Tinybird Customer Story

LocalStack uses Tinybird to analyze 100,000+ instances in realtime

“We had some audacious goals for our product which we thought were unattainable with our capacity at the time. Tinybird made it possible.”

Thomas Rausch  - Co-founder of LocalStack

3.9B

Processed per month

~6.6 TB

Requests per day

1

About LocalStack

Tens of thousands of developers use LocalStack as part of their local development workflow or in automated CI pipelines. Using LocalStack, developers can spin up a light but fully featured cloud stack on their local machine that provides the same functionality and APIs as if they were developing in a real AWS cloud environment. If you rely on real AWS accounts just for testing, you should definitely give LocalStack a try!

2

Big goals... and an infrastructure problem

LocalStack wanted to let their users see the real-time history of API calls made within their instance so that they can make sense of how their cloud applications interact with the AWS API. Likewise, LocalStack wanted to anonymize and aggregate that data so they could better understand how their own product was being used. To do so, they built a simple data pipeline on top of their client usage data using a self-hosted MySQL database.

In the early days, this worked fine. But as the company and their user base grew to where it is now (10,000+ devs and 100,000+ instances), the database quickly became a serious bottleneck. The usage dashboard that customers relied on was taking several seconds to load, and the queries they used to aggregate data for their internal goals started to max out their infrastructure. 

On top of that, LocalStack had a huge goal to open up anonymized telemetry recording for their open source product, which meant adding data from hundreds of thousands more machines to their data pipeline. The volume of data they’d add from their open source product was orders of magnitude higher than what they were already dealing with, and it was clear that their existing MySQL infrastructure wasn't going to keep up. There was simply no room to scale.

3

All the products in one realtime view

Thomas Rausch, Co-Founder at LocalStack, rallied his team to find performant ways to build the next iteration of their data analytics infrastructure. They wanted a solution that would scale out of the box, serve aggregation queries at low latency, and, importantly, allow for an easy and painless migration off of their existing pipeline. This is when they found Tinybird. They were able to migrate from their old database to Tinybird simply by exporting CSV files. The data was in Tinybird in seconds. Literally. 

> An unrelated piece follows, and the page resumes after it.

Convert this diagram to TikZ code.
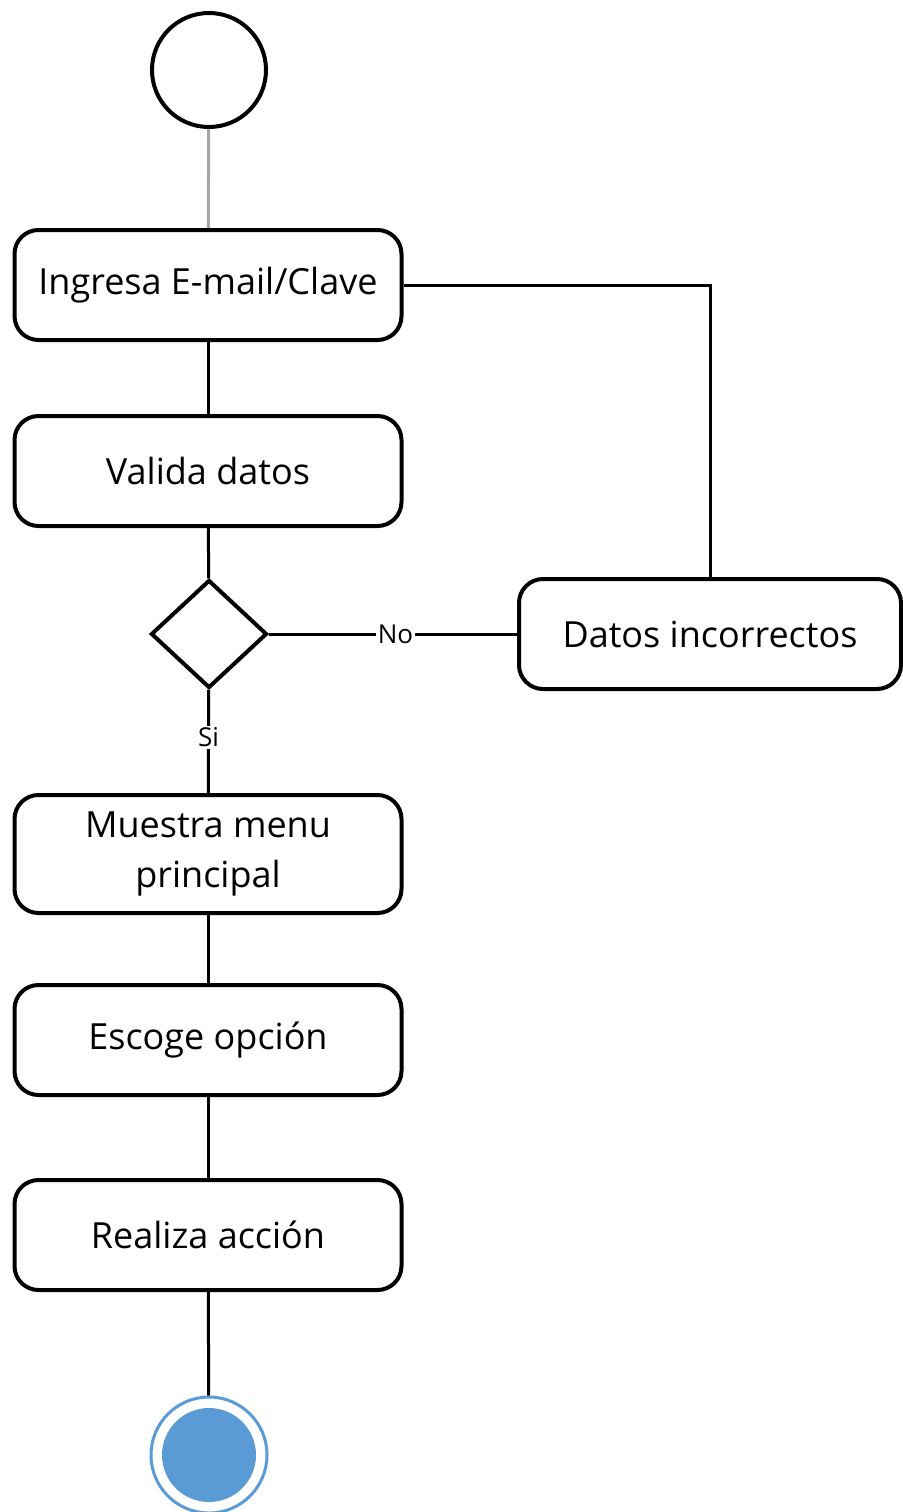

After the initial migration, Thomas and the team still had to reconcile data coming from older instances of LocalStack which were still sending events in a format that was tailored to their old MySQL database. Using Tinybird, they built a managed connector that separated sessions and events, so that they could combine cold data and hot data, all in real-time. Tinybird’s “ingest > transform > expose” data flow made it a breeze to develop these migrations, which worked both for batch and realtime data. Now, all events are formatted uniformly in a single view, so the team can see how instances across all their products perform.

4

Tinybird is a perfect tool for small, fast teams

The best part for Thomas? He was able to build scalable data pipelines using Tinybird on his own before they had even hired any dedicated data engineers. With Tinybird in place he’s able to focus purely on improving the product. He’s seen Tinybird helps startups with small teams scale their data products, without the typical complexity. Since implementing Tinybird, they’ve combined product usage metrics from their internal operational data with GitHub issues raised by customers, for a better understanding of where to direct engineering resources. They’ve even taken it one step further, and use that same analytics infrastructure to identify product errors in realtime - before the customer even needs to report them.

Since implementation, the team has been exploring using Tinybird to provide more fine-grained in-product analytics to their customers. In the coming months, they expect to serve way more analytics data to customers through their dashboards, which enables tracing and observability of cloud applications that run on LocalStack, and help optimize applications before they are deployed to the cloud.

For developers

1

How is data ingested?

Using a combination of Tinybird’s Data Source & Events APIs, and managed AWS services. Data is streamed into AWS Kinesis and then batched using AWS Lambda into Tinybird. Some of the data is materialized on ingest, some of it is queried raw.

2

How is data exposed?

LocalStack team builds API endpoints in Tinybird using just SQL. They then consume these endpoints from both their user-facing application as well as internal systems for operational intelligence.They also use Redash and the Tinybird plugin they implemented for observability.

3

How does LocalStack take advantage of real-time analytics?

They use Tinybird to collect telemetry data from their clients, operational data from their infrastructure, as well as business analytics data from their backends. Data can be processed and queried in real-time allowing them to react to critical changes in a matter of seconds, or run long-running aggregations for monthly reports.